*Source excerpt*.
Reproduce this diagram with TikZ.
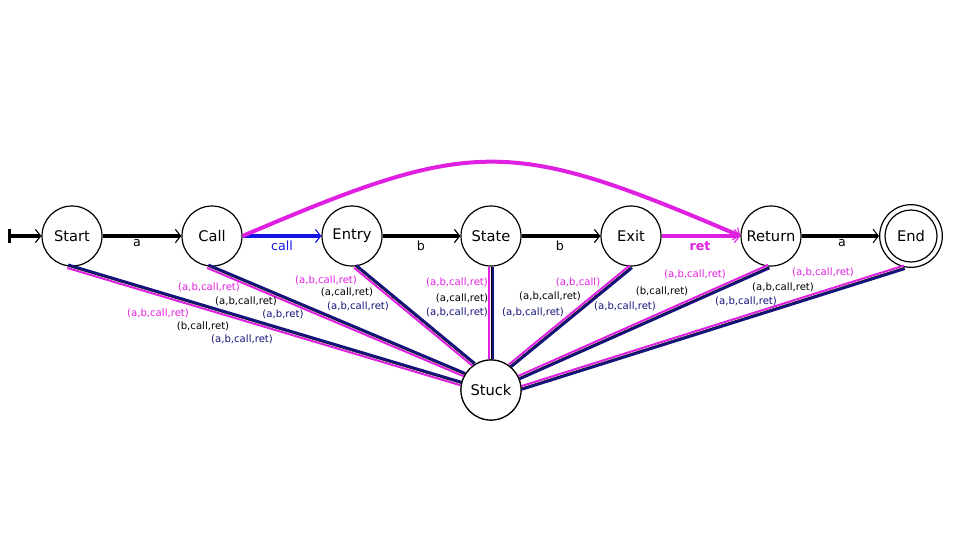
\documentclass[tikz,border=0pt]{standalone}
\usepackage{fontspec}
\setmainfont{DejaVu Sans}
\usetikzlibrary{calc,arrows.meta}
\definecolor{mag}{HTML}{E020E0}
\definecolor{nav}{HTML}{14147C}
\definecolor{blu}{HTML}{1414E6}
\newcommand\stuckedge[2]{%
  \draw[nav, line width=2.1pt] ($(stuck.#1)!1.1pt!-90:(#2)$) -- ($(#2)!1.1pt!90:(stuck.#1)$);
  \draw[mag, line width=1.5pt] ($(stuck.#1)!1.3pt!90:(#2)$) -- ($(#2)!1.3pt!-90:(stuck.#1)$);
  \draw[black, line width=0.3pt] (stuck.#1) -- (#2);
}
\begin{document}
\begin{tikzpicture}[x=0.75pt,y=-0.75pt,
  state/.style={circle, draw, line width=0.9pt, minimum size=45pt, inner sep=0pt, fill=white,
    font=\fontsize{11}{13}\selectfont},
  tip/.tip={Straight Barb[length=4pt,width=10pt,line width=0.8pt]},
  trans/.style={line width=3pt, -tip},
  lab/.style={font=\fontsize{7.6}{9}\selectfont, inner sep=0pt},
  elab/.style={font=\fontsize{9.5}{11}\selectfont, inner sep=0pt}]
\useasboundingbox (0,0) rectangle (960,540);

\node[state] (stuck) at (491,390) {Stuck};
\node[state] (start) at (72,236) {Start};
\node[state] (call) at (212,236) {Call};
\node[state] (entry) at (352,236) {Entry};
\node[state] (st) at (491,236) {State};
\node[state] (exit) at (631,236) {Exit};
\node[state] (return) at (771,236) {Return};
\node[circle, draw, line width=0.9pt, minimum size=47pt, inner sep=0pt] (endout) at (911,236) {};
\node[state, minimum size=39pt] (end) at (911,236) {End};

% edges into the Stuck state
\stuckedge{168}{start.262}
\stuckedge{150}{call.262}
\stuckedge{124}{entry.276}
\stuckedge{90}{st.270}
\stuckedge{52}{exit.270}
\stuckedge{24}{return.266}
\stuckedge{4}{endout.258}

\node[state] at (stuck) {Stuck};

% main transitions
\coordinate (init) at (8,236);
\draw[trans, {Bar[width=11pt,line width=2.5pt]}-tip] (init) -- (start);
\draw[trans] (start) -- (call);
\draw[trans, blu] (call) -- (entry);
\draw[trans] (entry) -- (st);
\draw[trans] (st) -- (exit);
\draw[trans, mag] (exit) -- (return);
\draw[trans] (return) -- (endout);
\draw[trans, mag] (call.east) .. controls (474,137) and (509,137) .. (return.west);

% edge labels
\node[elab] at (137,243) {a};
\node[elab, text=blu] at (282,246) {call};
\node[elab] at (421,246) {b};
\node[elab] at (560,246) {b};
\node[elab, text=mag, font=\fontsize{9.5}{11}\selectfont\bfseries] at (700,246) {ret};
\node[elab] at (842,243) {a};

% stuck labels
\node[lab, text=mag] at (158,313) {(a,b,call,ret)};
\node[lab] at (203,326) {(b,call,ret)};
\node[lab, text=nav] at (242,339) {(a,b,call,ret)};

\node[lab, text=mag] at (209,287) {(a,b,call,ret)};
\node[lab] at (246,301) {(a,b,call,ret)};
\node[lab, text=nav] at (283,314) {(a,b,ret)};

\node[lab, text=mag] at (326,280) {(a,b,call,ret)};
\node[lab] at (347,292) {(a,call,ret)};
\node[lab, text=nav] at (358,306) {(a,b,call,ret)};

\node[lab, text=mag] at (457,282) {(a,b,call,ret)};
\node[lab] at (462,298) {(a,call,ret)};
\node[lab, text=nav] at (457,312) {(a,b,call,ret)};

\node[lab, text=mag] at (578,282) {(a,b,call)};
\node[lab] at (550,296) {(a,b,call,ret)};
\node[lab, text=nav] at (533,312) {(a,b,call,ret)};

\node[lab, text=mag] at (695,274) {(a,b,call,ret)};
\node[lab] at (662,291) {(b,call,ret)};
\node[lab, text=nav] at (625,306) {(a,b,call,ret)};

\node[lab, text=mag] at (823,272) {(a,b,call,ret)};
\node[lab] at (783,287) {(a,b,call,ret)};
\node[lab, text=nav] at (746,301) {(a,b,call,ret)};
\end{tikzpicture}
\end{document}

*What to work on*.
Print the data above verbatim from the first line through the line holding "(0,0) rectangle (960,540);", leaving every picture out.

*Written reply*.
Reproduce this diagram with TikZ.
\documentclass[tikz,border=0pt]{standalone}
\usepackage{fontspec}
\setmainfont{DejaVu Sans}
\usetikzlibrary{calc,arrows.meta}
\definecolor{mag}{HTML}{E020E0}
\definecolor{nav}{HTML}{14147C}
\definecolor{blu}{HTML}{1414E6}
\newcommand\stuckedge[2]{%
  \draw[nav, line width=2.1pt] ($(stuck.#1)!1.1pt!-90:(#2)$) -- ($(#2)!1.1pt!90:(stuck.#1)$);
  \draw[mag, line width=1.5pt] ($(stuck.#1)!1.3pt!90:(#2)$) -- ($(#2)!1.3pt!-90:(stuck.#1)$);
  \draw[black, line width=0.3pt] (stuck.#1) -- (#2);
}
\begin{document}
\begin{tikzpicture}[x=0.75pt,y=-0.75pt,
  state/.style={circle, draw, line width=0.9pt, minimum size=45pt, inner sep=0pt, fill=white,
    font=\fontsize{11}{13}\selectfont},
  tip/.tip={Straight Barb[length=4pt,width=10pt,line width=0.8pt]},
  trans/.style={line width=3pt, -tip},
  lab/.style={font=\fontsize{7.6}{9}\selectfont, inner sep=0pt},
  elab/.style={font=\fontsize{9.5}{11}\selectfont, inner sep=0pt}]
\useasboundingbox (0,0) rectangle (960,540);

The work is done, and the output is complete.